© JUNGE FREIHEIT Verlag GmbH & Co. www.jungefreiheit.de 03/17 / 13. Januar 2017

Mitteilungen vom Nichts
Der Wissenschaftsjournalist Peter Watson läßt die Gotteskritik der letzten 150 Jahre Revue passieren
Felix Dirsch

Der Publizist und langjährige Wissenschaftsjournalist Peter Watson hat sich als Kultur- und Ideenhistoriker von Rang einen Namen gemacht. Büchertitel wie „Das Lächeln der Medusa“, „Ideen“ oder „Der deutsche Genius“ erreichten ein größeres internationales Publikum. Watson schreibt für eine anspruchsvolle Leserschaft, jedoch setzt er keine Fachkenntnisse voraus. Nun hat er ein neues Werk vorgelegt, das einen Bogen schlägt von Friedrich Nietzsche bis Richard Dawkins. „Das Zeitalter des Nichts“ legt seinen Schwerpunkt auf namhafte Religionskritiker aus unterschiedlichen Disziplinen.

Seit der Antike existiert ein breiter Strom von Religionskritik. Im 19. Jahrhundert versucht sie erstmals, mit wissenschaftlichem Anspruch die Existenz Gottes zu widerlegen. Ludwig Feuerbach und der sich emphatisch auf ihn berufende Karl Marx präludieren. Nietzsche ist in vielfältiger Hinsicht ihr Erbe.
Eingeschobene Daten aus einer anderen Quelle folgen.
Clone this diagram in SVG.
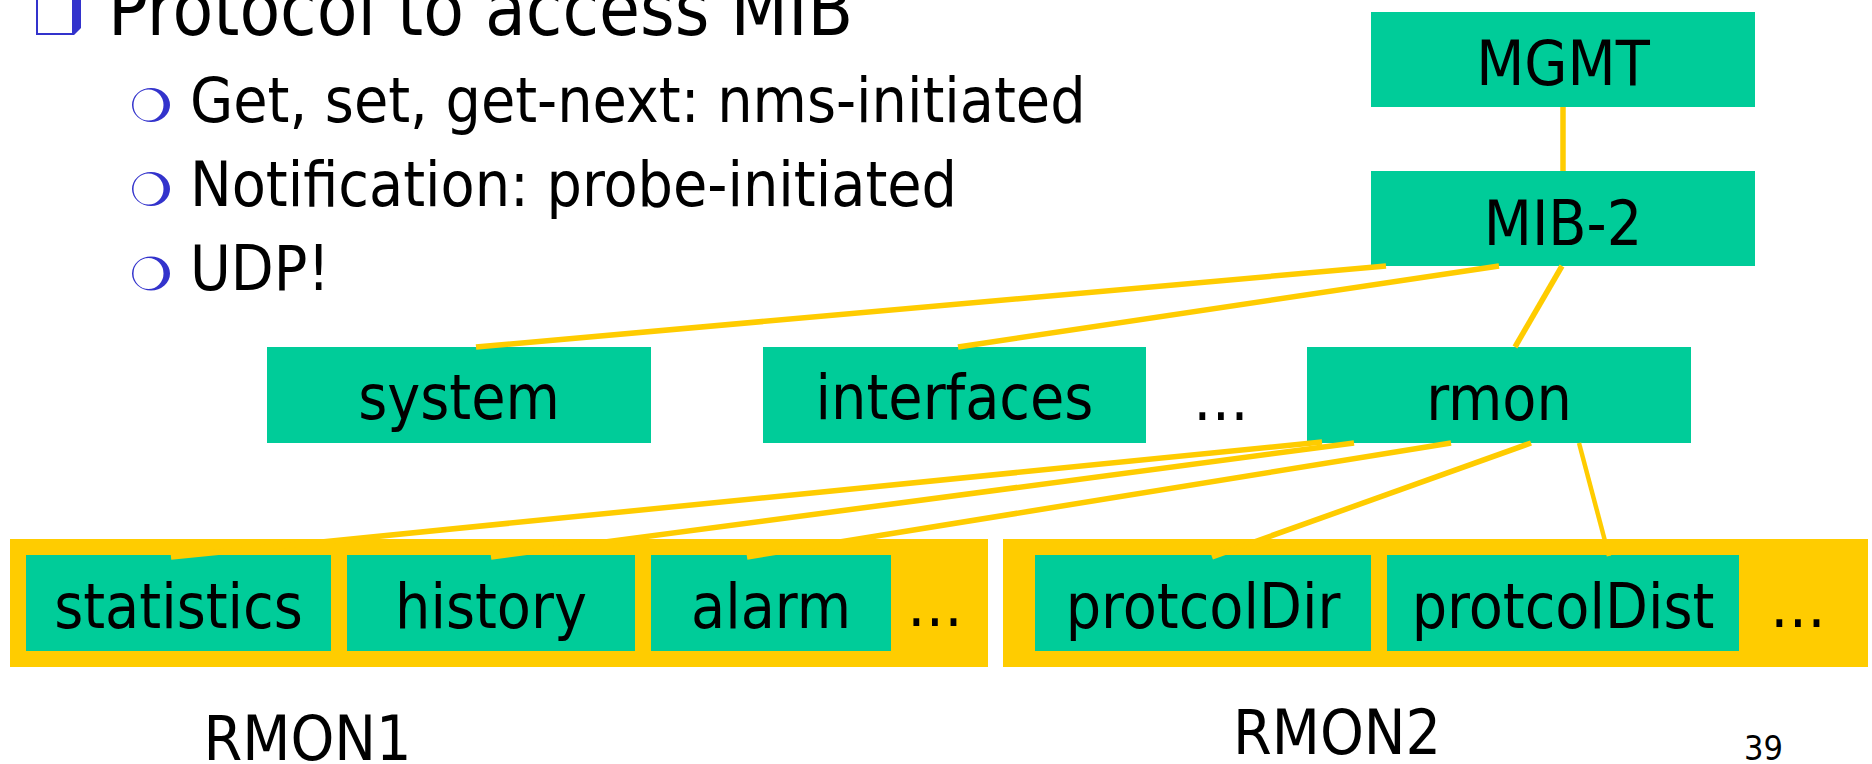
<svg xmlns="http://www.w3.org/2000/svg" width="1872" height="764" viewBox="0 0 1872 764">
<style>
  .bg { fill: #ffffff; }
  .node { fill: #00CC99; }
  .group { fill: #FFCC00; }
  .conn { stroke: #FFCC00; stroke-width: 5.5; fill: none; stroke-linecap: butt; }
  .t { font-family: "DejaVu Sans Condensed", "DejaVu Sans", sans-serif; font-stretch: condensed; fill: #000000; }
  .lbl { font-size: 62px; text-anchor: middle; }
  .body { font-size: 62px; }
  .title { font-size: 74px; }
  .bullet { fill: #3333CC; }
</style>
<rect class="bg" x="0" y="0" width="1872" height="764"/>

<g id="bullets">
  <path class="bullet" d="M36,-4 H73 V-4 H81 V28 L74 35 H36 Z M38,-4 V33 H72 V-4 Z" fill-rule="evenodd"/>
  <g id="circle-bullets">
    <path class="bullet" fill-rule="evenodd" d="M132,105 a19,17 0 1,0 38,0 a19,17 0 1,0 -38,0 Z M133.5,105 a15,15.5 0 1,0 30,0 a15,15.5 0 1,0 -30,0 Z"/>
    <path class="bullet" fill-rule="evenodd" d="M132,189 a19,17 0 1,0 38,0 a19,17 0 1,0 -38,0 Z M133.5,189 a15,15.5 0 1,0 30,0 a15,15.5 0 1,0 -30,0 Z"/>
    <path class="bullet" fill-rule="evenodd" d="M132,273.5 a19,17 0 1,0 38,0 a19,17 0 1,0 -38,0 Z M133.5,273.5 a15,15.5 0 1,0 30,0 a15,15.5 0 1,0 -30,0 Z"/>
  </g>
</g>

<g id="text-block">
  <text class="t title" x="108" y="35">Protocol to access MIB</text>
  <text class="t body" x="190" y="122">Get, set, get-next: nms-initiated</text>
  <text class="t body" x="190" y="206">Notification: probe-initiated</text>
  <text class="t body" x="190" y="290">UDP!</text>
</g>

<g id="RMON1">
  <rect class="group" x="10" y="539" width="978" height="128"/>
  <text class="t lbl" x="935" y="626">…</text>
</g>
<g id="RMON2">
  <rect class="group" x="1003" y="539" width="865" height="128"/>
  <text class="t lbl" x="1798" y="627">…</text>
</g>

<g id="MGMT">
  <rect class="node" x="1371" y="12" width="384" height="95"/>
  <text class="t lbl" x="1563" y="85">MGMT</text>
</g>
<g id="MIB-2">
  <rect class="node" x="1371" y="171" width="384" height="95"/>
  <text class="t lbl" x="1563" y="245">MIB-2</text>
</g>
<g id="system">
  <rect class="node" x="267" y="347" width="384" height="96"/>
  <text class="t lbl" x="459" y="419">system</text>
</g>
<g id="interfaces">
  <rect class="node" x="763" y="347" width="383" height="96"/>
  <text class="t lbl" x="954.5" y="419">interfaces</text>
</g>
<g id="ellipsis-mid">
  <text class="t lbl" x="1221" y="420">…</text>
</g>
<g id="rmon">
  <rect class="node" x="1307" y="347" width="384" height="96"/>
  <text class="t lbl" x="1499" y="420">rmon</text>
</g>
<g id="statistics">
  <rect class="node" x="26" y="555" width="305" height="96"/>
  <text class="t lbl" x="178.5" y="628">statistics</text>
</g>
<g id="history">
  <rect class="node" x="347" y="555" width="288" height="96"/>
  <text class="t lbl" x="491" y="628">history</text>
</g>
<g id="alarm">
  <rect class="node" x="651" y="555" width="240" height="96"/>
  <text class="t lbl" x="771" y="628">alarm</text>
</g>
<g id="protcolDir">
  <rect class="node" x="1035" y="555" width="336" height="96"/>
  <text class="t lbl" x="1203" y="628">protcolDir</text>
</g>
<g id="protcolDist">
  <rect class="node" x="1387" y="555" width="352" height="96"/>
  <text class="t lbl" x="1563" y="628">protcolDist</text>
</g>

<g id="connectors">
  <line class="conn" x1="1563" y1="107" x2="1563" y2="171"/>
  <line class="conn" x1="1386" y1="266" x2="476" y2="347"/>
  <line class="conn" x1="1499" y1="266" x2="958" y2="347"/>
  <line class="conn" x1="1562" y1="266" x2="1515" y2="347"/>
  <line class="conn" x1="1322" y1="442" x2="171" y2="557"/>
  <line class="conn" x1="1354" y1="443" x2="491" y2="557"/>
  <line class="conn" x1="1451" y1="443" x2="747" y2="557"/>
  <line class="conn" x1="1531" y1="443" x2="1212" y2="557"/>
  <line class="conn" x1="1579" y1="443" x2="1609" y2="556" style="stroke-width:4.5"/>
</g>

<g id="labels">
  <text class="t lbl" x="307.5" y="760">RMON1</text>
  <text class="t lbl" x="1337" y="754">RMON2</text>
  <text class="t" x="1763.5" y="760" style="font-size:34px;text-anchor:middle">39</text>
</g>
</svg>
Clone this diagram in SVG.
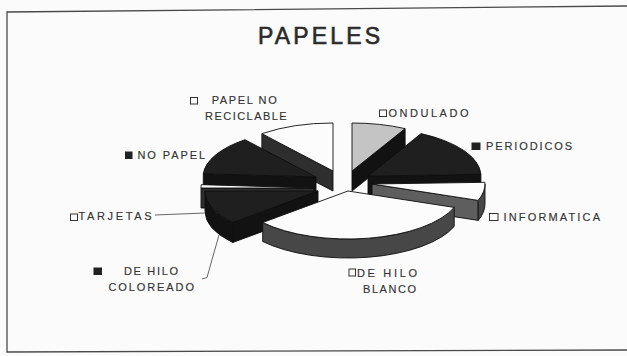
<svg xmlns="http://www.w3.org/2000/svg" width="627" height="356" viewBox="0 0 627 356">
<style>
  .bg{fill:#fbfbfb}
  .frame{fill:none;stroke:#4a4a4a;stroke-width:1.3}
  .f{stroke:#0e0e0e;stroke-width:0.9;stroke-linejoin:round}
  .dtop{fill:#1f1f1f}
  .dside{fill:#121212}
  .wtop{fill:#fcfcfc}
  .wside{fill:#2e2e2e}
  .gside{fill:#474747}
  .gface{fill:#5e5e5e}
  .ltop{fill:#c4c4c4}
  .lbl{font-family:"Liberation Sans",Arial,sans-serif;font-size:11px;fill:#333;stroke:#333;stroke-width:0.15}
  .title{font-family:"Liberation Sans",Arial,sans-serif;font-size:23px;fill:#2a2a2a;stroke:#2a2a2a;stroke-width:0.6}
  .sqw{fill:#fcfcfc;stroke:#333;stroke-width:1}
  .sqd{fill:#222;stroke:#222;stroke-width:1}
  .lead{fill:none;stroke:#555;stroke-width:0.9}
</style>
<rect class="bg" x="0" y="0" width="627" height="356"/>
<path class="frame" d="M627,6 L7,12 L7,352 L627,350"/>
<text class="title" x="258" y="44" textLength="122" lengthAdjust="spacing">PAPELES</text>

<g id="slice-papel-no-reciclable">
  <path class="f wside" d="M333,171 L261.9,133.7 L261.9,153.7 L333,191 Z"/>
  <path class="f wtop" d="M333,171 L333,123 A113,48 0 0 0 261.9,133.7 Z"/>
</g>
<g id="slice-ondulado">
  <path class="f dside" d="M352,171 L405.1,128.6 L405.1,148.6 L352,191 Z"/>
  <path class="f ltop" d="M352,171 L352,123 A113,48 0 0 1 405.1,128.6 Z"/>
</g>
<g id="slice-no-papel">
  <path class="f dside" d="M316,177 L203.3,173.65 L203.3,193.65 L316,197 Z"/>
  <path class="f dtop" d="M316,177 L244.9,139.7 A113,48 0 0 0 203.3,173.65 Z"/>
</g>
<g id="slice-periodicos">
  <path class="f dside" d="M368,176 L480.9,174.3 L480.9,194.3 L368,196 Z"/>
  <path class="f dtop" d="M368,176 L421.1,133.6 A113,48 0 0 1 480.9,174.3 Z"/>
</g>
<g id="slice-tarjetas">
  <path class="f wside" d="M314,188 L201,188 L201,208 L314,208 Z"/>
  <path class="f wtop" d="M314,188 L201.3,184.65 A113,48 0 0 0 201,188 Z"/>
</g>
<g id="slice-informatica">
  <path class="f gface" d="M372,184 L478.2,200.4 L478.2,220.4 L372,204 Z"/>
  <path class="f gside" d="M485,184 A113,48 0 0 1 478.2,200.4 L478.2,220.4 A113,48 0 0 0 485,204 Z"/>
  <path class="f wtop" d="M372,184 L484.9,182.3 A113,48 0 0 1 478.2,200.4 Z"/>
</g>
<g id="slice-de-hilo-coloreado">
  <path class="f dside" d="M318,191 L232.7,222.5 L232.7,242.5 L318,211 Z"/>
  <path class="f dside" d="M205,191 A113,48 0 0 0 232.7,222.5 L232.7,242.5 A113,48 0 0 1 205,211 Z"/>
  <path class="f dtop" d="M318,191 L205,191 A113,48 0 0 0 232.7,222.5 Z"/>
</g>
<g id="slice-de-hilo-blanco">
  <path class="f gside" d="M454.2,207.4 A113,48 0 0 1 262.7,222.5 L262.7,241.5 A113,48 0 0 0 454.2,226.4 Z"/>
  <path class="f wtop" d="M348,191 L454.2,207.4 A113,48 0 0 1 262.7,222.5 Z"/>
</g>

<g id="connectors">
  <path class="lead" d="M155,215 L205,213"/>
  <path class="lead" d="M202,279 L207,277.5 L219,235"/>
</g>

<g id="label-papel-no-reciclable">
  <rect class="sqw" x="190.5" y="97.5" width="7" height="6.5"/>
  <text class="lbl" x="211.7" y="103.5" textLength="65" lengthAdjust="spacing">PAPEL NO</text>
  <text class="lbl" x="205" y="120" textLength="81.7" lengthAdjust="spacing">RECICLABLE</text>
</g>
<g id="label-ondulado">
  <rect class="sqw" x="379.5" y="110" width="7" height="6.5"/>
  <text class="lbl" x="388.5" y="116.7" textLength="80" lengthAdjust="spacing">ONDULADO</text>
</g>
<g id="label-periodicos">
  <rect class="sqd" x="472" y="143" width="8" height="6.5"/>
  <text class="lbl" x="486" y="150" textLength="86" lengthAdjust="spacing">PERIODICOS</text>
</g>
<g id="label-informatica">
  <rect class="sqw" x="489.5" y="213.5" width="8.5" height="7"/>
  <text class="lbl" x="503.5" y="220.7" textLength="96.5" lengthAdjust="spacing">INFORMATICA</text>
</g>
<g id="label-de-hilo-blanco">
  <rect class="sqw" x="349" y="269" width="6.5" height="7"/>
  <text class="lbl" x="357" y="277" textLength="60" lengthAdjust="spacing">DE HILO</text>
  <text class="lbl" x="363" y="293" textLength="53" lengthAdjust="spacing">BLANCO</text>
</g>
<g id="label-de-hilo-coloreado">
  <rect class="sqd" x="94" y="268" width="7.5" height="6.5"/>
  <text class="lbl" x="124" y="275" textLength="54" lengthAdjust="spacing">DE HILO</text>
  <text class="lbl" x="108.5" y="291" textLength="85.5" lengthAdjust="spacing">COLOREADO</text>
</g>
<g id="label-tarjetas">
  <rect class="sqw" x="70.5" y="214" width="7" height="6.5"/>
  <text class="lbl" x="78.5" y="220.3" textLength="73" lengthAdjust="spacing">TARJETAS</text>
</g>
<g id="label-no-papel">
  <rect class="sqd" x="125.5" y="152" width="6.5" height="6.5"/>
  <text class="lbl" x="137.5" y="159" textLength="67.5" lengthAdjust="spacing">NO PAPEL</text>
</g>
</svg>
Sein „Gott ist tot“-Ruf hallt bis in unsere Zeit nach. Im Gegensatz zu vielen heutigen Verächtern der Transzendenz dekliniert der Pfarrerssohn die Konsequenzen dieser einschneidenden Festlegung akribisch durch. Die Verzweiflung, die ob der Folgen auftaucht, zwischen den Zeilen ist weder zu übersehen noch zu überhören.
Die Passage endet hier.